Tue Jan 29, 2002 5:09 am

The USS Greenville (SSN 772), a USN 688/Los Angeles class nuclear-powered attack submarine has collided with a USN surface ship in the North Arabian Sea. The damage to both ships was minimal. The very same sub was involved in the collision with a Japanese fishing boat filled with high school kids in February 2001. The boat sunk, killing 9 of the people on board.

Greenville, February 2001, following the collision with the Japanese boat.

SSN 706 (Albaquerque), one of Greenville's sister-ships.

A series of shots depicting the surfacing of a Los Angeles.

From Barbara Starr
CNN Washington Bureau

WASHINGTON (CNN) -- The U.S. submarine responsible for a deadly collision with a Japanese fishing vessel last year has collided with a U.S. surface ship in the North Arabian Sea, tearing a gash in the ship's fuel tank, Pentagon sources said Monday.

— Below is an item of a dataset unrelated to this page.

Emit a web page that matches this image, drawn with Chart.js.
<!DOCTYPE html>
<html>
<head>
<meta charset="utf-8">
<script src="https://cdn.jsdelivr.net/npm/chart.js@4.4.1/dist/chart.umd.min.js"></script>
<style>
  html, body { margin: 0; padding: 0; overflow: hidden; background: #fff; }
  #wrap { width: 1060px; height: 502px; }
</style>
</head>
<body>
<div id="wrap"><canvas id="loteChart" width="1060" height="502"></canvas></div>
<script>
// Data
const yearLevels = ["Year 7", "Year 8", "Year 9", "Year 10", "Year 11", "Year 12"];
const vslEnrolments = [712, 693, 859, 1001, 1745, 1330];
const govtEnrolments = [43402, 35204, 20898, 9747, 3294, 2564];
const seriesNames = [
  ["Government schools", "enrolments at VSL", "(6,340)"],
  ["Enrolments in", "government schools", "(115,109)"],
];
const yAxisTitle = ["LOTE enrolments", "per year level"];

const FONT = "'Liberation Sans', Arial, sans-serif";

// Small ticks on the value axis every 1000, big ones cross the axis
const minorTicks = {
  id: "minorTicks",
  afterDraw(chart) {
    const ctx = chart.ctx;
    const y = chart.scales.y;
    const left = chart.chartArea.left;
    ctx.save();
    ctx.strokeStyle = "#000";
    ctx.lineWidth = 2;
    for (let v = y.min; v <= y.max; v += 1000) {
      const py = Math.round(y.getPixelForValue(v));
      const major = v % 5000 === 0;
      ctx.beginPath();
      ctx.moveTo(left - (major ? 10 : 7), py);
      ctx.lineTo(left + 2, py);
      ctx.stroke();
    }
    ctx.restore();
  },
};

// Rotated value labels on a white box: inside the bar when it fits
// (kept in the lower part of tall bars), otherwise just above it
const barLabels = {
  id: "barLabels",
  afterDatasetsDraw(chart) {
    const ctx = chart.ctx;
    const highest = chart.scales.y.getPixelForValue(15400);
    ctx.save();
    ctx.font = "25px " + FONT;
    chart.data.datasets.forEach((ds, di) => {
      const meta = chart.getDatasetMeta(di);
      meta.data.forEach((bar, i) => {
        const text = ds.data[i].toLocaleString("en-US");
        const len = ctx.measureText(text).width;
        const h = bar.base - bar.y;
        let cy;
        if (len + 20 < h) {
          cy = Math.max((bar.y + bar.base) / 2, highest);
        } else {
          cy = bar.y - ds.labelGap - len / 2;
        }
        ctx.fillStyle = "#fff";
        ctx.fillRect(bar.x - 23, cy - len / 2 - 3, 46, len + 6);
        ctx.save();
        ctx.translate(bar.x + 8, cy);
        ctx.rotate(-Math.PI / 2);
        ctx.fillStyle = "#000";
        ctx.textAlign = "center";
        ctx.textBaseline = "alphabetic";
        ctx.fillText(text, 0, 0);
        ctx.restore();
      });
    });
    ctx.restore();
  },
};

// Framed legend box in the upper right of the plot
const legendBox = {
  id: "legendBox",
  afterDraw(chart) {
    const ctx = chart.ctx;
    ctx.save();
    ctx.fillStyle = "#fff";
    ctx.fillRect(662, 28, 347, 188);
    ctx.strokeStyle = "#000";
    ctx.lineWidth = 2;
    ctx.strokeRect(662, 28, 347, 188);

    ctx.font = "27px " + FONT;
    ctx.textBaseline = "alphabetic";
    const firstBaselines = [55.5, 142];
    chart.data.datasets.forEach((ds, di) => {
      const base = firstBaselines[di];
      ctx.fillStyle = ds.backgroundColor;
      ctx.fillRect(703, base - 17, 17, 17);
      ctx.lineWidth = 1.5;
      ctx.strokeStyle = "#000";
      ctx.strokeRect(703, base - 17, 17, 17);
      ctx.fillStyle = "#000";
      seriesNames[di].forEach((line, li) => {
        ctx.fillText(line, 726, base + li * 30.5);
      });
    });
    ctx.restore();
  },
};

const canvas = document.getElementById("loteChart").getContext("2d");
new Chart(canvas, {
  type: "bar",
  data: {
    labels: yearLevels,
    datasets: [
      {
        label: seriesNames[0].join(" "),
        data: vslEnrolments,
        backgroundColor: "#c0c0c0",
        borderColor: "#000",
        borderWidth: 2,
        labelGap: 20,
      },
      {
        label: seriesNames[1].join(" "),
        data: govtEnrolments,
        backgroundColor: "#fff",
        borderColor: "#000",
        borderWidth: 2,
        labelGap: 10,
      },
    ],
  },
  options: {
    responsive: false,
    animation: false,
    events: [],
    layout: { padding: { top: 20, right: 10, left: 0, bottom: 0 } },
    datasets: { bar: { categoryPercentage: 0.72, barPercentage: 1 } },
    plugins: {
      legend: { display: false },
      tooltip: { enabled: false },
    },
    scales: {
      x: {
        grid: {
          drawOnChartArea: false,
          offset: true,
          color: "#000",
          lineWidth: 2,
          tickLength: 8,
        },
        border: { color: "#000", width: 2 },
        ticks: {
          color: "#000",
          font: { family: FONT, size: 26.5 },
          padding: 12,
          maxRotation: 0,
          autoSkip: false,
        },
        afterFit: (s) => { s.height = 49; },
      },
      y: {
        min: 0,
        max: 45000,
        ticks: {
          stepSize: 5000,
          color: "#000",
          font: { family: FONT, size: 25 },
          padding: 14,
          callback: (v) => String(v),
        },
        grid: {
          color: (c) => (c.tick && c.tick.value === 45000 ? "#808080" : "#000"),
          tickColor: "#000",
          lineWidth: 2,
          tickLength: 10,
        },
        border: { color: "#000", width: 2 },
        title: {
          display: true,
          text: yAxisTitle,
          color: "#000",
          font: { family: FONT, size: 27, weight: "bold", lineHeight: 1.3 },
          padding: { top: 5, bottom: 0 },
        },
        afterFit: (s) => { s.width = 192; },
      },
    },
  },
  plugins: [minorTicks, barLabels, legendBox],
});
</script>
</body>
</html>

No one was injured in Sunday's incident.

The USS Greeneville submarine had surfaced at the time of the collision, sitting alongside the USS Ogden during a personnel transfer off the Oman coast. Two Navy personnel aboard the Greeneville were to be transferred to the Ogden, when the accident occurred.

After the collision, both vessels were able to leave the area under their own power.

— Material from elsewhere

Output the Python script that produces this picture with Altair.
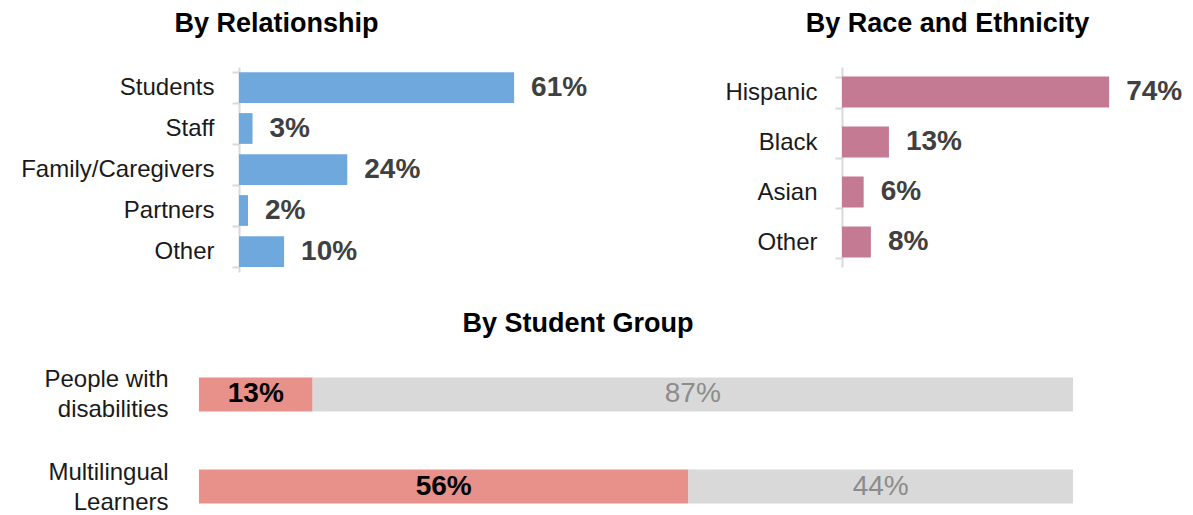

The collision left a 5-by-18-inch gash in the Ogden's fuel tank, located on the ship's rear right side below the waterline. Several thousand gallons of fuel spilled into the surrounding waters.

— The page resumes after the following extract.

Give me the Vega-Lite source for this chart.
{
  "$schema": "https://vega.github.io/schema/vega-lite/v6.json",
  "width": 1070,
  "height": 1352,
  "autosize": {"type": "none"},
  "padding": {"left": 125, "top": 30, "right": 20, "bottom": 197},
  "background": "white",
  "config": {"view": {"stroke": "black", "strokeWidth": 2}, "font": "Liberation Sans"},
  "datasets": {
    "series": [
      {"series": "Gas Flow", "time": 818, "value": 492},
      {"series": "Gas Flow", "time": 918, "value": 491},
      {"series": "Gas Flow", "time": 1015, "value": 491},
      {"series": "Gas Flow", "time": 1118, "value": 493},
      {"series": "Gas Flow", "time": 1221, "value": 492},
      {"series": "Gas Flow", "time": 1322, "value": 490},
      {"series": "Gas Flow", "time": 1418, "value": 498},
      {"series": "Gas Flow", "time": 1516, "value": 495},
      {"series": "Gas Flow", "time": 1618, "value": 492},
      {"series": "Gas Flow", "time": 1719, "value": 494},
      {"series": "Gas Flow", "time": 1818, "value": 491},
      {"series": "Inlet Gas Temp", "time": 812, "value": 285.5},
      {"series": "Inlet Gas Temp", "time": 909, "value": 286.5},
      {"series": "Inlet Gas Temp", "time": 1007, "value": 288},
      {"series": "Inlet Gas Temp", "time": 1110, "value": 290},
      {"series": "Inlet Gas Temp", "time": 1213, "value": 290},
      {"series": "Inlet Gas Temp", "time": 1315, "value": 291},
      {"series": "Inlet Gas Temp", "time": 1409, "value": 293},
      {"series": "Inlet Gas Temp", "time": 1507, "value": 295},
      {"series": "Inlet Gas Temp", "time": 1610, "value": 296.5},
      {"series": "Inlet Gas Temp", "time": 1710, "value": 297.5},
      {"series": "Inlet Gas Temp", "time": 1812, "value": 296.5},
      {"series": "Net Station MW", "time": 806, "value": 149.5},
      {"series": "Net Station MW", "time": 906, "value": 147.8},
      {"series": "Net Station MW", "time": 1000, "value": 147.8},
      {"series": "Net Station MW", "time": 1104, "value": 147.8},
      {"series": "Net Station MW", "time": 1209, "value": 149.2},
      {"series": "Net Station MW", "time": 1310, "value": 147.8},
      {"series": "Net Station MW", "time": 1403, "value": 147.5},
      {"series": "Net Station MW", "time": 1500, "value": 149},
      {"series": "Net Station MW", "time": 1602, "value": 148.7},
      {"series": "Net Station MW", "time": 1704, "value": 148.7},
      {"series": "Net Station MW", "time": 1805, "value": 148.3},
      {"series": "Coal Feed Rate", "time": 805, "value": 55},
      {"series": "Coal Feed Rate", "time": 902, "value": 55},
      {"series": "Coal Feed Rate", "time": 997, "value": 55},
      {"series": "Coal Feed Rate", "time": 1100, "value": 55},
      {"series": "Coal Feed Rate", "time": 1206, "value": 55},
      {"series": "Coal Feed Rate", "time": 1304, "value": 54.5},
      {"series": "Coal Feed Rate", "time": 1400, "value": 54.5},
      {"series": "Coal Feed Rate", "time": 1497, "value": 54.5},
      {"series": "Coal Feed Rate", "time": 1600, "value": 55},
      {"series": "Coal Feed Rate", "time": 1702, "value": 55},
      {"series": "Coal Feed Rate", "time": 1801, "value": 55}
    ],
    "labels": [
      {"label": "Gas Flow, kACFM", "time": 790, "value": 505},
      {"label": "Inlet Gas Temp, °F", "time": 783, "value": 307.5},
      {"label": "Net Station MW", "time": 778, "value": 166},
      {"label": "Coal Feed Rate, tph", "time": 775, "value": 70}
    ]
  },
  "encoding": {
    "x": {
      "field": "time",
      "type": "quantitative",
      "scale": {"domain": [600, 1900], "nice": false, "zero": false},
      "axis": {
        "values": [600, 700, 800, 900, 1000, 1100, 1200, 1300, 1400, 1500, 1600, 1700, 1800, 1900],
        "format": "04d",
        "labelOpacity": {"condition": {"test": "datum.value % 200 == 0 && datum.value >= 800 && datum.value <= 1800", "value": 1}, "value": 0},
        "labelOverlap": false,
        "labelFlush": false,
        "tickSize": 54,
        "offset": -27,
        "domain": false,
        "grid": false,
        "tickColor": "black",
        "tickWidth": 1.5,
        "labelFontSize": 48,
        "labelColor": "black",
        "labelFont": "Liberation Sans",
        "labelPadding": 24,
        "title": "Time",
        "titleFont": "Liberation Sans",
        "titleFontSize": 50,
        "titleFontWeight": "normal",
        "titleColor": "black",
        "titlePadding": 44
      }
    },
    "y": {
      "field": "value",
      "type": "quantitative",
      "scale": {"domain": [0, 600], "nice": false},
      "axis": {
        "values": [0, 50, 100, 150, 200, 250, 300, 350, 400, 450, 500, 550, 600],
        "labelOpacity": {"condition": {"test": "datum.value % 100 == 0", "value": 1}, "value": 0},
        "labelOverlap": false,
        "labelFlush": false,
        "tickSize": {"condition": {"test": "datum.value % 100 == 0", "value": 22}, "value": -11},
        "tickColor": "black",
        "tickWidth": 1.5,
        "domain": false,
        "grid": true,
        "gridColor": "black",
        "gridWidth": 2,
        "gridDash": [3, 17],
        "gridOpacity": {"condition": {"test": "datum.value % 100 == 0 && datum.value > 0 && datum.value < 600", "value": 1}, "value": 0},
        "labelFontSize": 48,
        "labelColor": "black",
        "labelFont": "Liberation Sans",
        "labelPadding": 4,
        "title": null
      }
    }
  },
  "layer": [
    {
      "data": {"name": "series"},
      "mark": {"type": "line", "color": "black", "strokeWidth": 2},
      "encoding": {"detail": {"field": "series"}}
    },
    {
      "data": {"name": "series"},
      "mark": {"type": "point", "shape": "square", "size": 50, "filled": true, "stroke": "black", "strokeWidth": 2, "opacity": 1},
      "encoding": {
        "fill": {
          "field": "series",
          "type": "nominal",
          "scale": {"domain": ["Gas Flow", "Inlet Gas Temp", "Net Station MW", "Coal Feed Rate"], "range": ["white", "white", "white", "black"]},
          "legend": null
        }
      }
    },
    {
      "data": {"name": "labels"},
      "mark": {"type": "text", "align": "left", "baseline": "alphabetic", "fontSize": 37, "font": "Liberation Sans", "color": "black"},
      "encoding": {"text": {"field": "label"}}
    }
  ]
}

The Greeneville now heads for the Indian Ocean port of Diego Garcia for inspection and repairs. The Ogden's destination was not revealed.

In February 2001, the USS Greeneville hit a Japanese fishing vessel, the Ehime Maru, during an emergency surfacing drill off the Hawaiian coast. Nine people were killed, including four teen-age students from Uwajima, Japan.

This collision was one of the most embarrassing peacetime accidents in U.S. naval history.

Relations between the United States and Japan became strained when it was revealed the surfacing maneuver was conducted for the benefit of civilian guests on board the submarine.

The sub's captain, Cmdr. Scott Waddle, was reprimanded and allowed to resign from the Navy after an inquiry found his vessel was "solely" at fault.

In the summer, the Greeneville scraped the bottom of the harbor in Saipan, a Pacific island in the U.S. commonwealth of the Northern Mariana Islands, while trying to maneuver.

That's one unlucky boat!  Smile


Pacifism only works if EVERYBODY practices it

RE: The Greenville Strikes Again

Tue Jan 29, 2002 3:06 pm

Dude, I have friends on that sub. When it was being built, I was doing testing on a sister ship the 770 USS Tucson, right beside it. I can also say that every time something like this happens, the Captain loses his job and is fined alot. Did you know that the rubber coating we have on our US subs was accidentally discovered by colliding with a russian sub some years ago? We did a sample of it and started putting it on our subs. And yes that is one unlucky boat! Oh and you can bet he got fined for the fuel spillage to, if the accident occured within 12 miles of shore.